─── DATA SHOWN ───
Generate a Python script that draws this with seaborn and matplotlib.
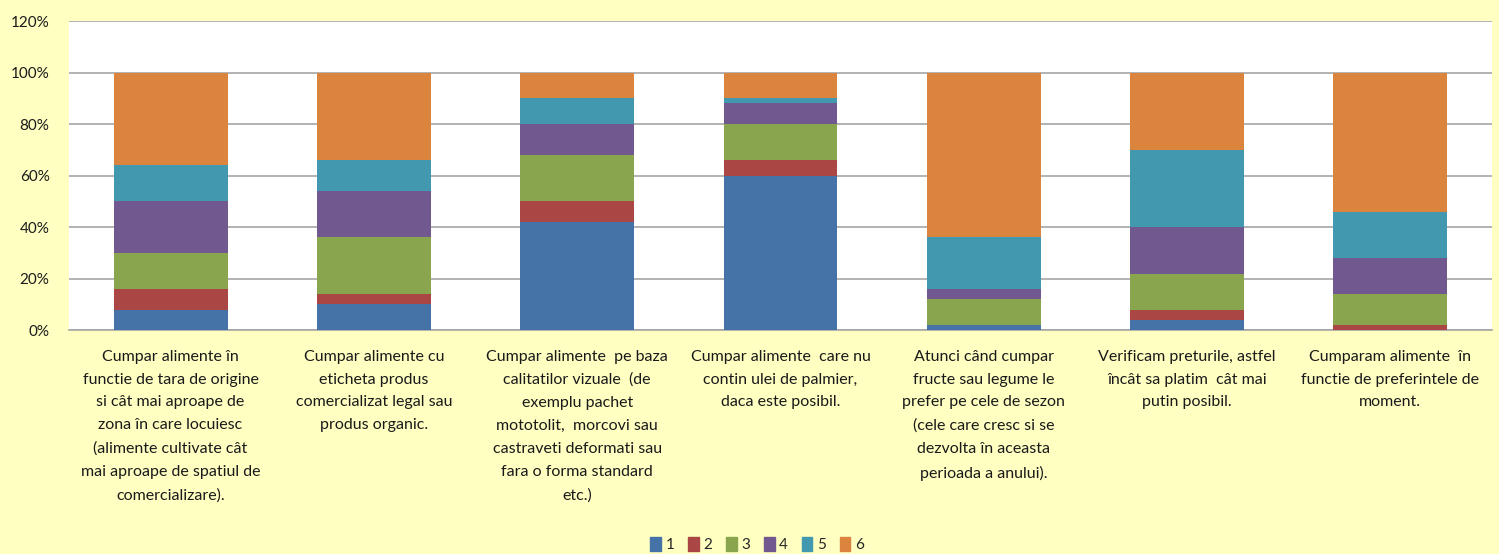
import matplotlib
matplotlib.use('Agg')
import matplotlib.pyplot as plt
import matplotlib.patches as mpatches
from matplotlib.ticker import FuncFormatter
import seaborn as sns
import numpy as np
import pandas as pd

# Data (percent of answers per score 1..6)
categories = [
    "Cumpar alimente în\nfunctie de tara de origine\nsi cât mai aproape de\nzona în care locuiesc\n(alimente cultivate cât\nmai aproape de spatiul de\ncomercializare).",
    "Cumpar alimente cu\neticheta produs\ncomercializat legal sau\nprodus organic.",
    "Cumpar alimente  pe baza\ncalitatilor vizuale  (de\nexemplu pachet\nmototolit,  morcovi sau\ncastraveti deformati sau\nfara o forma standard\netc.)",
    "Cumpar alimente  care nu\ncontin ulei de palmier,\ndaca este posibil.",
    "Atunci când cumpar\nfructe sau legume le\nprefer pe cele de sezon\n(cele care cresc si se\ndezvolta în aceasta\nperioada a anului).",
    "Verificam preturile, astfel\nîncât sa platim  cât mai\nputin posibil.",
    "Cumparam alimente  în\nfunctie de preferintele de\nmoment.",
]
series_names = ['1', '2', '3', '4', '5', '6']
s1 = [8, 10, 42, 60, 2, 4, 0]
s2 = [8, 4, 8, 6, 0, 4, 2]
s3 = [14, 22, 18, 14, 10, 14, 12]
s4 = [20, 18, 12, 8, 4, 18, 14]
s5 = [14, 12, 10, 2, 20, 30, 18]
s6 = [36, 34, 10, 10, 64, 30, 54]
colors = ['#4572A7', '#AA4643', '#89A54E', '#71588F', '#4198AF', '#DB843D']

bg = '#FFFFC2'
sns.set_style('white')
plt.rcParams['font.family'] = ['Lato', 'DejaVu Sans']

fig = plt.figure(figsize=(14.99, 5.54), dpi=100, facecolor=bg)
ax = fig.add_axes([0.046, 0.404, 0.9493, 0.558])
ax.set_facecolor('white')

x_idx = list(range(len(categories)))
bottom = np.zeros(len(categories))
for name, vals, col in zip(series_names,
                           [s1, s2, s3, s4, s5, s6], colors):
    df = pd.DataFrame({'x': x_idx, 'y': vals})
    sns.barplot(data=df, x='x', y='y', bottom=bottom,
                color=col, width=0.56, ax=ax,
                saturation=1, linewidth=0, zorder=3)
    bottom = bottom + np.array(vals)

ax.set_ylim(0, 120)
ax.set_yticks(range(0, 121, 20))
ax.yaxis.set_major_formatter(
    FuncFormatter(lambda v, p: f'{int(v)}%'))
ax.set_xlim(-0.5, len(categories) - 0.5)
ax.grid(axis='y', color='#A6A6A6', linewidth=1.2, zorder=0)
ax.set_axisbelow(True)
for s in ['top', 'right', 'left']:
    ax.spines[s].set_visible(False)
ax.spines['bottom'].set_color('#A6A6A6')
ax.spines['bottom'].set_linewidth(1.2)
ax.set_xlabel('')
ax.set_ylabel('')
ax.set_xticks(x_idx)
ax.set_xticklabels(categories, fontsize=11.5, linespacing=1.81,
                   color='#1a1a1a')
ax.tick_params(axis='x', length=0, pad=14)
ax.tick_params(axis='y', length=0, pad=14, labelsize=11,
               labelcolor='#1a1a1a')

handles = [mpatches.Patch(color=c, label=n)
           for n, c in zip(series_names, colors)]
fig.legend(handles=handles, loc='lower center', ncol=6,
           bbox_to_anchor=(0.505, -0.022), frameon=False,
           handlelength=0.7, handleheight=1.0,
           handletextpad=0.3, columnspacing=0.9,
           fontsize=11)

plt.savefig('out.png', dpi=100, facecolor=bg)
───
INSTRUCTION
Print, exactly as written, the lines above from the first one to the one containing "import pandas as pd". Leave out pictures.

COMPLETED TASK
Generate a Python script that draws this with seaborn and matplotlib.
import matplotlib
matplotlib.use('Agg')
import matplotlib.pyplot as plt
import matplotlib.patches as mpatches
from matplotlib.ticker import FuncFormatter
import seaborn as sns
import numpy as np
import pandas as pd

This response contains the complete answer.